» **Recorded data**

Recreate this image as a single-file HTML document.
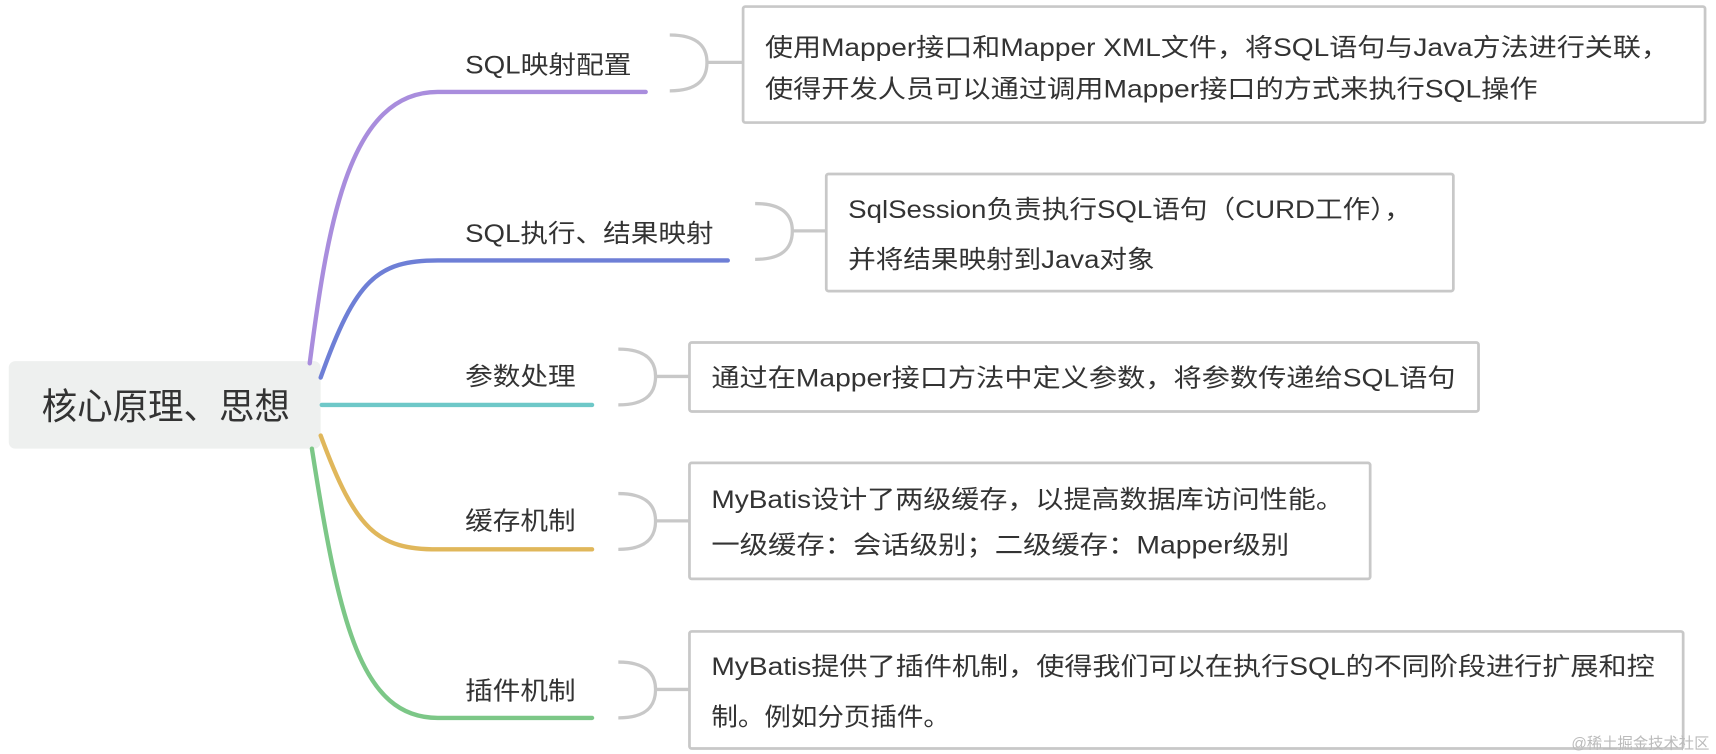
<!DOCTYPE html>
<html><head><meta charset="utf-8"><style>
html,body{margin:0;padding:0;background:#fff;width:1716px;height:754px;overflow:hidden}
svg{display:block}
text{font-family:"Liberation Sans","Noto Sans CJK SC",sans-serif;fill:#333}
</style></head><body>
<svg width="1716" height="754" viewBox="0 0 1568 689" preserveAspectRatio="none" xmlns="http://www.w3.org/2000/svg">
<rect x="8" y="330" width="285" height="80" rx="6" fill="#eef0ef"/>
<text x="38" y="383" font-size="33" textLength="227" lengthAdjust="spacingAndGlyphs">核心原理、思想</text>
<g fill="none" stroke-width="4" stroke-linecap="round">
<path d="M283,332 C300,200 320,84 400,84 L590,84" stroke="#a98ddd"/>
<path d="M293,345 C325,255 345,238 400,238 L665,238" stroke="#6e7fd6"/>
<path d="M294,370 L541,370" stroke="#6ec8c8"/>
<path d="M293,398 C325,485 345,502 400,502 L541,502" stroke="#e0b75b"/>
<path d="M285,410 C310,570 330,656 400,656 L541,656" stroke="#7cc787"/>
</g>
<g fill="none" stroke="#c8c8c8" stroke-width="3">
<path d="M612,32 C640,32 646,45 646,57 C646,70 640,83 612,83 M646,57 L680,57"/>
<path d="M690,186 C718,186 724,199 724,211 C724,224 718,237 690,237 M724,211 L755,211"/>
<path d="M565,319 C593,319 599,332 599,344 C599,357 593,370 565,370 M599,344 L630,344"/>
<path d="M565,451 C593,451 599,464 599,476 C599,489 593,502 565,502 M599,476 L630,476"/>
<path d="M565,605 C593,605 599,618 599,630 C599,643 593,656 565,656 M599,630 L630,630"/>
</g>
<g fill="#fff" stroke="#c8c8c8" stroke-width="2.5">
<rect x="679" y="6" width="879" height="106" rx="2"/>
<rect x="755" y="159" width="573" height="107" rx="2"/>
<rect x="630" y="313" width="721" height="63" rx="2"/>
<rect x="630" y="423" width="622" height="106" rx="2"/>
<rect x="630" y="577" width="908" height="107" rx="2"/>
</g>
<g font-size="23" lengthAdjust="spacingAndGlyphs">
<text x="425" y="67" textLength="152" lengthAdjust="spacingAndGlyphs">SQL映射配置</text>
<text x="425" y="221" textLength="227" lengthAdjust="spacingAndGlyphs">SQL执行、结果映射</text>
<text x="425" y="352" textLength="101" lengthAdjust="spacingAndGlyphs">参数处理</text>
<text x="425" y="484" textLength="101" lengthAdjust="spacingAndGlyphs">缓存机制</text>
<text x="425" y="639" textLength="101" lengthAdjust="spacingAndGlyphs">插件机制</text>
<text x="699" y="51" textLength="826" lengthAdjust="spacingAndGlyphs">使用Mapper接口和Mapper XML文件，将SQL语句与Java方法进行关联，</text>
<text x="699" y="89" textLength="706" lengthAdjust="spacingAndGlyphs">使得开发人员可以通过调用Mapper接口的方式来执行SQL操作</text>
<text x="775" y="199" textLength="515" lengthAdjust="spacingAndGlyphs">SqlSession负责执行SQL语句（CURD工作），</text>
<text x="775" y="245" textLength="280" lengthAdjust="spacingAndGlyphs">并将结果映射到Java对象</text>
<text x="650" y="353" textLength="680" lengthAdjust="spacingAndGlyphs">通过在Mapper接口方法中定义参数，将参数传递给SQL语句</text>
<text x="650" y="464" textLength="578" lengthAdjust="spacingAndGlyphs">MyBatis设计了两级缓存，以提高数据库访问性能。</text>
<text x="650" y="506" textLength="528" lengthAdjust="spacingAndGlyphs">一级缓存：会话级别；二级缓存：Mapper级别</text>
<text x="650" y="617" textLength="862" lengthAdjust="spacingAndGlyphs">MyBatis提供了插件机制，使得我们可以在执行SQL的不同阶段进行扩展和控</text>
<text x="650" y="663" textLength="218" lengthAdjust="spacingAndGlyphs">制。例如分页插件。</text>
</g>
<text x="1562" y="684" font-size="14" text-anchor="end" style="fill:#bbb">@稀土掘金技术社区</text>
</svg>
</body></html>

» **What is asked**
All of the data needs repeating exactly, but the pictures do not.

» **Written response**
Recreate this image as a single-file HTML document.
<!DOCTYPE html>
<html><head><meta charset="utf-8"><style>
html,body{margin:0;padding:0;background:#fff;width:1716px;height:754px;overflow:hidden}
svg{display:block}
text{font-family:"Liberation Sans","Noto Sans CJK SC",sans-serif;fill:#333}
</style></head><body>
<svg width="1716" height="754" viewBox="0 0 1568 689" preserveAspectRatio="none" xmlns="http://www.w3.org/2000/svg">
<rect x="8" y="330" width="285" height="80" rx="6" fill="#eef0ef"/>
<text x="38" y="383" font-size="33" textLength="227" lengthAdjust="spacingAndGlyphs">核心原理、思想</text>
<g fill="none" stroke-width="4" stroke-linecap="round">
<path d="M283,332 C300,200 320,84 400,84 L590,84" stroke="#a98ddd"/>
<path d="M293,345 C325,255 345,238 400,238 L665,238" stroke="#6e7fd6"/>
<path d="M294,370 L541,370" stroke="#6ec8c8"/>
<path d="M293,398 C325,485 345,502 400,502 L541,502" stroke="#e0b75b"/>
<path d="M285,410 C310,570 330,656 400,656 L541,656" stroke="#7cc787"/>
</g>
<g fill="none" stroke="#c8c8c8" stroke-width="3">
<path d="M612,32 C640,32 646,45 646,57 C646,70 640,83 612,83 M646,57 L680,57"/>
<path d="M690,186 C718,186 724,199 724,211 C724,224 718,237 690,237 M724,211 L755,211"/>
<path d="M565,319 C593,319 599,332 599,344 C599,357 593,370 565,370 M599,344 L630,344"/>
<path d="M565,451 C593,451 599,464 599,476 C599,489 593,502 565,502 M599,476 L630,476"/>
<path d="M565,605 C593,605 599,618 599,630 C599,643 593,656 565,656 M599,630 L630,630"/>
</g>
<g fill="#fff" stroke="#c8c8c8" stroke-width="2.5">
<rect x="679" y="6" width="879" height="106" rx="2"/>
<rect x="755" y="159" width="573" height="107" rx="2"/>
<rect x="630" y="313" width="721" height="63" rx="2"/>
<rect x="630" y="423" width="622" height="106" rx="2"/>
<rect x="630" y="577" width="908" height="107" rx="2"/>
</g>
<g font-size="23" lengthAdjust="spacingAndGlyphs">
<text x="425" y="67" textLength="152" lengthAdjust="spacingAndGlyphs">SQL映射配置</text>
<text x="425" y="221" textLength="227" lengthAdjust="spacingAndGlyphs">SQL执行、结果映射</text>
<text x="425" y="352" textLength="101" lengthAdjust="spacingAndGlyphs">参数处理</text>
<text x="425" y="484" textLength="101" lengthAdjust="spacingAndGlyphs">缓存机制</text>
<text x="425" y="639" textLength="101" lengthAdjust="spacingAndGlyphs">插件机制</text>
<text x="699" y="51" textLength="826" lengthAdjust="spacingAndGlyphs">使用Mapper接口和Mapper XML文件，将SQL语句与Java方法进行关联，</text>
<text x="699" y="89" textLength="706" lengthAdjust="spacingAndGlyphs">使得开发人员可以通过调用Mapper接口的方式来执行SQL操作</text>
<text x="775" y="199" textLength="515" lengthAdjust="spacingAndGlyphs">SqlSession负责执行SQL语句（CURD工作），</text>
<text x="775" y="245" textLength="280" lengthAdjust="spacingAndGlyphs">并将结果映射到Java对象</text>
<text x="650" y="353" textLength="680" lengthAdjust="spacingAndGlyphs">通过在Mapper接口方法中定义参数，将参数传递给SQL语句</text>
<text x="650" y="464" textLength="578" lengthAdjust="spacingAndGlyphs">MyBatis设计了两级缓存，以提高数据库访问性能。</text>
<text x="650" y="506" textLength="528" lengthAdjust="spacingAndGlyphs">一级缓存：会话级别；二级缓存：Mapper级别</text>
<text x="650" y="617" textLength="862" lengthAdjust="spacingAndGlyphs">MyBatis提供了插件机制，使得我们可以在执行SQL的不同阶段进行扩展和控</text>
<text x="650" y="663" textLength="218" lengthAdjust="spacingAndGlyphs">制。例如分页插件。</text>
</g>
<text x="1562" y="684" font-size="14" text-anchor="end" style="fill:#bbb">@稀土掘金技术社区</text>
</svg>
</body></html>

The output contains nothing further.